[ENTRIES start]

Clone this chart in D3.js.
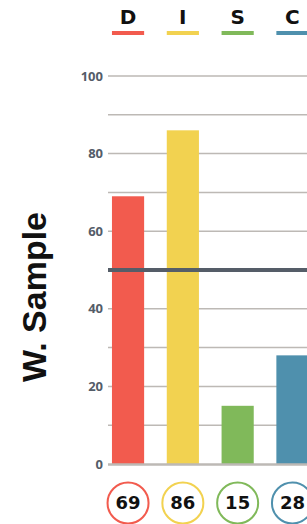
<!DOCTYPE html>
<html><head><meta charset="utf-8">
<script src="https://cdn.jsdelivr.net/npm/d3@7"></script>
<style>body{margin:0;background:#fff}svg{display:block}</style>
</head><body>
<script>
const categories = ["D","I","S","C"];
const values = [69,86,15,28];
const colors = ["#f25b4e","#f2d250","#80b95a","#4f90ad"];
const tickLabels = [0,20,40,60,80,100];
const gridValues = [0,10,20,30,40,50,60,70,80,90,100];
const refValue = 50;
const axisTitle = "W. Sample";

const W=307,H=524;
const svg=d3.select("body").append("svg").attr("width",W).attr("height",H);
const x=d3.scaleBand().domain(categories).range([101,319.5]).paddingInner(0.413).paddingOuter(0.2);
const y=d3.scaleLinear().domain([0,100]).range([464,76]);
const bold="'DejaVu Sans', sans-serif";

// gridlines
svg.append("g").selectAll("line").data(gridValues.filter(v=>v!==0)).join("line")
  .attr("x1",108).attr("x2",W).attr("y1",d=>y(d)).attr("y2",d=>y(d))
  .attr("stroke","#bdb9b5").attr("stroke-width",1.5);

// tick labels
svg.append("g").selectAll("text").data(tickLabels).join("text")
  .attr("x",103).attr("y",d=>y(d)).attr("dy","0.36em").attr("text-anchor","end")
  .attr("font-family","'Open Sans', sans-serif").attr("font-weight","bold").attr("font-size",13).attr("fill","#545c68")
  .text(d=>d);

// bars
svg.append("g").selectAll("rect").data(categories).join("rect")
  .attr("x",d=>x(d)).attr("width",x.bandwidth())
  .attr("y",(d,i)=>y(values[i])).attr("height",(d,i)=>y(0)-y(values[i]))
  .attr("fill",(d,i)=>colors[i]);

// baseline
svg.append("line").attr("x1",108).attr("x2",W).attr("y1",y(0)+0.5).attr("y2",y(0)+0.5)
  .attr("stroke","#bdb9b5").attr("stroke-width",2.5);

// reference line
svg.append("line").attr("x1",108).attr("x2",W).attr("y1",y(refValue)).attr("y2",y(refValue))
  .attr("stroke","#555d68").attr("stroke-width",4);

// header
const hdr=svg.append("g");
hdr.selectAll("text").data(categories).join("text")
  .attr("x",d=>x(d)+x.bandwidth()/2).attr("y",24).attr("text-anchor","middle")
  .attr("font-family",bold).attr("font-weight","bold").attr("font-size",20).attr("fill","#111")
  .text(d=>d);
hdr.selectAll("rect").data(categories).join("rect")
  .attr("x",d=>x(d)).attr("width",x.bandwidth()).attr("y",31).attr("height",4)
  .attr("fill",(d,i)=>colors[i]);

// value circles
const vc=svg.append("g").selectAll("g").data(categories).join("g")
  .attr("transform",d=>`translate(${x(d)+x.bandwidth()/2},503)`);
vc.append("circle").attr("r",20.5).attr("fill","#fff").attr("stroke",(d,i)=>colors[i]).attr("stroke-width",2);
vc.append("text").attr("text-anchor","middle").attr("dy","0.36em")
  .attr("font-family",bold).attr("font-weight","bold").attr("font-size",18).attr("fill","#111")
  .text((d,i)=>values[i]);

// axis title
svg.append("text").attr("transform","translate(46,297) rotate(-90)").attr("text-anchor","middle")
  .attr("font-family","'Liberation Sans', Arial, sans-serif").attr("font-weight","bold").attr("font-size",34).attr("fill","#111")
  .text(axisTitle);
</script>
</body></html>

[ENTRIES end]
[ENTRIES start]

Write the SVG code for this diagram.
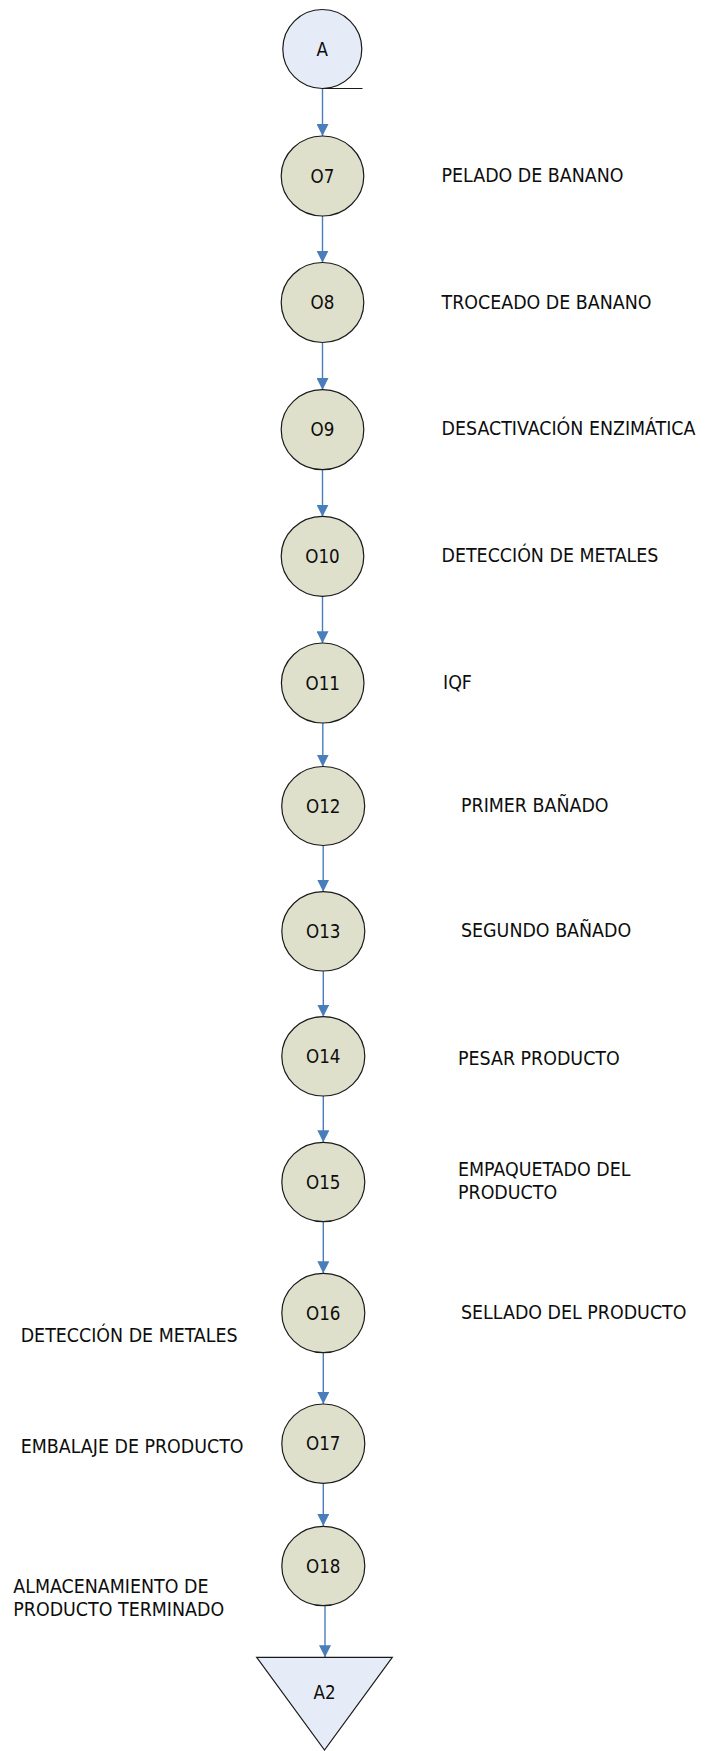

[ENTRIES end]

### AIM
Which lines contain "this"? Copy each of them out.

### CORRECT RESULT
Clone this chart in D3.js.
Write the SVG code for this diagram.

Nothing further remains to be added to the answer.